The Chippendale building, officially called 550 Madison, was designed by Philip Johnson and completed in 1984, and its neoclassical arch and pink granite were hard to miss.
Once home to Sony and AT&T, it remains an eyesore to some, but to others, like James Harris, who has worked in the building since 1996 and is currently the lead safety director, there is “something special” about the building that sits on East 55th Street and Madison Avenue.
As people return to the office after working remotely for the past few years, the building is now is aiming to offer workers something they can’t get in their living rooms or neighborhood coffee shop — “collaboration and being in the office,” Erik Horvat, the head of real estate at Olayan America, an investment group, said.
The developers at 550 Madison Avenue are banking on amenities — a gym, a full kitchen, an outdoor garden.
Not everyone is a fan of the renovations, especially preservationists hoping to keep the building in its postmodern state. In 2017, the architecture critic Alexandra Langesaid the initial proposed renovations to the building’s facade cut Johnson’s “groundbreaking postmodern tower off at the knees,” likening it to an Apple store. A Change.org petition “aggressively dedicated” to the building’s preservation garnered just over 2,550 signatures. (The building received landmark status in the summer of 2018, with the committee calling 550 Madison one of the world’s “most important postmodernist buildings.”)

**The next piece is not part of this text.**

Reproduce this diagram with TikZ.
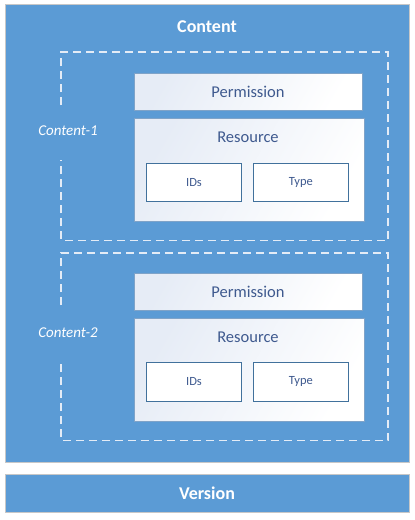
\documentclass[tikz,border=0pt]{standalone}
\usepackage{fontspec}
\setmainfont{Carlito}
\begin{document}
\begin{tikzpicture}[x=1pt,y=-1pt,
  bluebox/.style={draw=black!22, line width=1pt, fill=mainblue, inner sep=0pt, anchor=north west},
  whitebox/.style={draw=edgeblue, line width=0.8pt, left color=grad, right color=white, shading angle=60, inner sep=0pt, anchor=north west},
  smallbox/.style={draw=darkedge, line width=0.9pt, fill=white, inner sep=0pt, anchor=north west, font=\fontsize{12.5}{14}\selectfont, text=txtblue},
  bigtxt/.style={font=\fontsize{16.5}{19}\selectfont, text=txtblue},
  titletxt/.style={font=\bfseries\fontsize{18}{21}\selectfont, text=white},
  sidetxt/.style={font=\itshape\fontsize{15}{18}\selectfont, text=white},
  dashframe/.style={draw=dashwhite, line width=1.1pt, dash pattern=on 8pt off 5pt}
]
\definecolor{mainblue}{HTML}{5B9BD5}
\definecolor{edgeblue}{HTML}{7FA3C8}
\definecolor{darkedge}{HTML}{41719C}
\definecolor{grad}{HTML}{E6ECF6}
\definecolor{txtblue}{HTML}{3F5A8F}
\definecolor{dashwhite}{HTML}{E4ECF6}
\fill[white] (0,0) rectangle (415,520);
\useasboundingbox (0,0) rectangle (415,520);

\node[bluebox, minimum width=404pt, minimum height=458pt] (content) at (5,4) {};
\node[titletxt] (contentlbl) at (207,27) {Content};

\node[bluebox, minimum width=404pt, minimum height=38pt] (version) at (5,474) {};
\node[titletxt] (versionlbl) at (207,493) {Version};

% group 1
\draw[dashframe] (61,105) -- (61,52) -- (388,52) -- (388,240.5) -- (61,240.5) -- (61,160);
\node[sidetxt] (c1) at (68,131) {Content-1};
\node[whitebox, minimum width=228pt, minimum height=37.5pt] (perm1) at (134,72.7) {};
\node[bigtxt] (perm1lbl) at (248,91.5) {Permission};
\node[whitebox, minimum width=230pt, minimum height=103pt] (res1) at (134,118) {};
\node[bigtxt] (res1lbl) at (248,137) {Resource};
\node[smallbox, minimum width=94.5pt, minimum height=38.5pt] (ids1) at (146.3,162.5) {IDs};
\node[smallbox, minimum width=94.5pt, minimum height=38.5pt] (type1) at (253.2,162.5) {Type};

% group 2
\draw[dashframe] (61,305) -- (61,253) -- (388,253) -- (388,440.5) -- (61,440.5) -- (61,360.5);
\node[sidetxt] (c2) at (68,333) {Content-2};
\node[whitebox, minimum width=228pt, minimum height=37.5pt] (perm2) at (134,272.7) {};
\node[bigtxt] (perm2lbl) at (248,291.5) {Permission};
\node[whitebox, minimum width=230pt, minimum height=103pt] (res2) at (134,318) {};
\node[bigtxt] (res2lbl) at (248,337) {Resource};
\node[smallbox, minimum width=94.5pt, minimum height=38.5pt] (ids2) at (146.3,362) {IDs};
\node[smallbox, minimum width=94.5pt, minimum height=38.5pt] (type2) at (253.2,362) {Type};
\end{tikzpicture}
\end{document}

“When working on an architecturally important building like 550 Madison there are always passionate opinions from people who truly care about the city’s built environment. We listened and learned, pivoting to address feedback from the preservation community. The process ultimately led to a better product,” Mr. Horvat later said in a statement.
The renovation is a collaborative project: The architecture firm Snøhetta took on the design for the outdoor garden space, while the Rockwell Group designed the amenity spaces. The insurance firm Chubb and the French luxury brand Hermès signed a deal for space in the building, but will workers want to come back?
These interviews have been lightly edited for clarity.
Erik Horvat, head of real estate, Olayan America
There is no magic pill that you take that makes everybody come back to work. What I’ve seen be successful so far for us was you create healthy, beautiful spaces that people want to work at. That’s the best you can do right now. Do people still want the flexibility to be home for the guy that needs to check the sink that doesn’t work? Yeah. But, ultimately, you’ll bring more people back to the office if you have space.
There are a lot of challenges in the office building, and I would tell you that this is the type of office building everybody I think in the city would hope to have.
What’s become bigger with office buildings since the pandemic: It’s health and wellness, and it’s amenities. Those are two things people believe will bring people back.
Michelle Delk, partner and landscape architect at Snøhetta
One thing that was really interesting to us when we began looking at the space was how it could become both a complement and a contrast to other publicly accessible spaces in the neighborhood. We considered other privately owned public spaces, POPS, in the area as well as publicly accessible spaces like the MoMA sculpture garden nearby. When we started looking at those spaces, there was a lot of interest, but we did also recognize that a lot of them were fully enclosed. So we began to think, how can this be as four seasons as possible, but be a little bit different?
And so we have always seen the public space as a space meant to invite people back over and over again. So variety, intrigue, seasonality — that access to being outside in all four seasons.
In terms of the future worker — as well as others in the neighborhood — we’re just hoping that it provides a sense of pause, a sense of retreat, whether that’s the way you start your day. Maybe you go and sit in the garden before you go into work, or if you’re working in the building and you come out to have a break or lunch or after work, that it feels like it’s a part of your every day rather than something that is forgotten or overlooked or that you only use every now and again.
James Harris, the lead fire and life safety director at Mulligan Security
I was a relatively young lad when I came here. I wasn’t in security for a long period of time. I had just left Wall Street as an accountant, and I was looking for a job, and I fell into security. I bounced around from place to place, and when I landed in this particular building — it was something special about the building. I could feel it. I never experienced that walking into any other building.
I was able to go to college and take courses to help enrich my getting ahead up the ladder. And what I enjoyed most of all was coming in contact with people. It’s just exciting to be a part of this and to be able to offer my spiritualness or how I feel to the new tenants that’ll be coming on board.
We put forth a great effort and training to be the best customer service personnel you can get. And we want them to feel like we feel by doing the job we do. And when they walk through, you want them to feel like, “Wow, I’m in a whole different universe.” We just want them to come in and feel right at home whenever they come.
Brad Zuger, Rockwell Group
To us, wellness is more than the ventilation and light — and we know that’s important. But for us, it’s also about joy and creating spectacular spaces where people can get together, particularly post-Covid.
It’s interesting to think about the array of spaces we have here and how they sort of change or adapt or allow for flexibility in how people are getting together and meeting and gathering. That was important to us. Through all these different spaces, there are a lot of layers that we’ve incorporated into the design.